Context: Kerala and West Bengal have communicated their acceptance of Option-1 to meet the revenue shortfall arising out of GST implementation.
- The number of States who have chosen this option has gone up to 25.
- All the 3 Union Territories with Legislative Assembly (i.e. Delhi, Jammu & Kashmir and Puducherry) have also decided in favour of Option-1.
- Before Rajasthan joined in, 23 states and 3 union territories (UTs) had opted for the borrowing plan proposed by the Centre to meet the Rs 1.83 lakh crore shortfall in Goods and Services Tax (GST) collection of states.
- Under the borrowing plan (Option-1), the Centre would borrow from the market on behalf of the States Rs 1.10 lakh crore to meet revenue shortfall on account of GST implementation.
- The remaining Rs 73,000 crore shortfall is estimated to be the revenue impact of the COVID-19 pandemic.
- States which choose Option-1 are getting the amount of shortfall arising out of GST implementation through a special borrowing window put in place by the Government of India.
- Under the terms of Option-1, besides getting the facility of a special window for borrowings to meet the shortfall arising out of GST implementation, states are also entitled to get unconditional permission to borrow the final instalment of 0.50 per cent of Gross State Domestic Product (GSDP) out of the 2 per cent additional borrowings permitted by the Government of India, under ‘Aatmnirbhar Abhiyaan’ on May 17, 2020.
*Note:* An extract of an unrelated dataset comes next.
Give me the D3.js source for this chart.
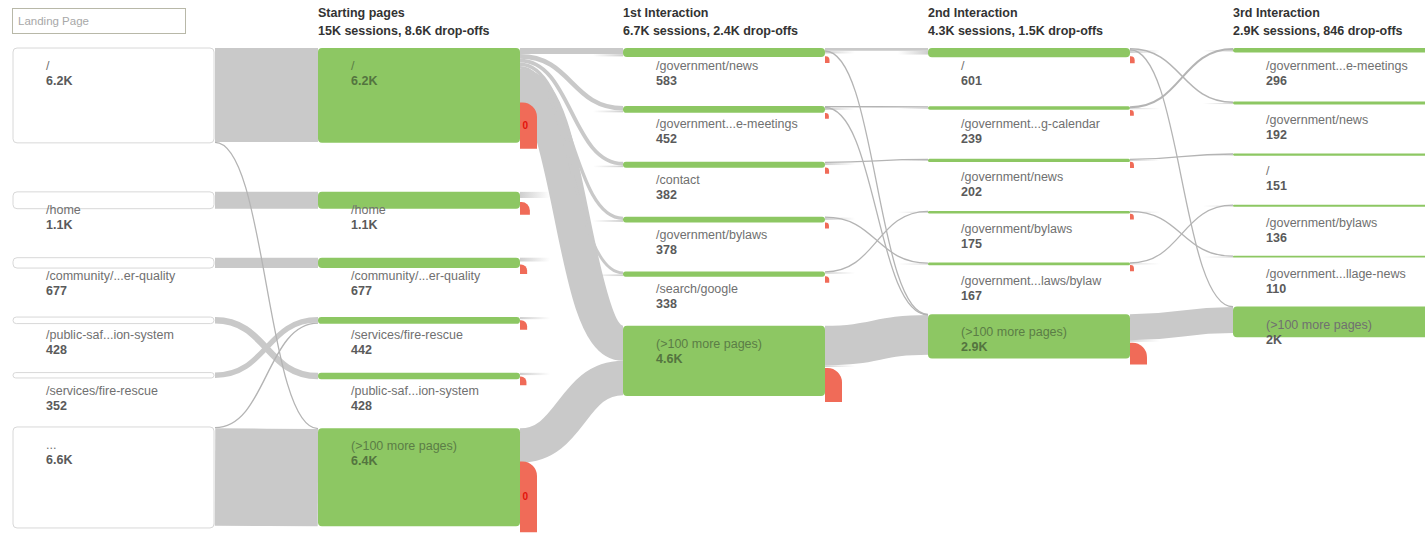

- This is over and above the special window of Rs 1.1 lakh crore.
- The second option given by the Centre was for the states to borrow the entire Rs 1.83 lakh crore collection shortfall.
- However, states like Punjab, Chhattisgarh, Jharkhand are yet to opt for the borrowing plan proposed by the Centre, saying the Centre should borrow the entire Rs 1.83 lakh crore shortfall.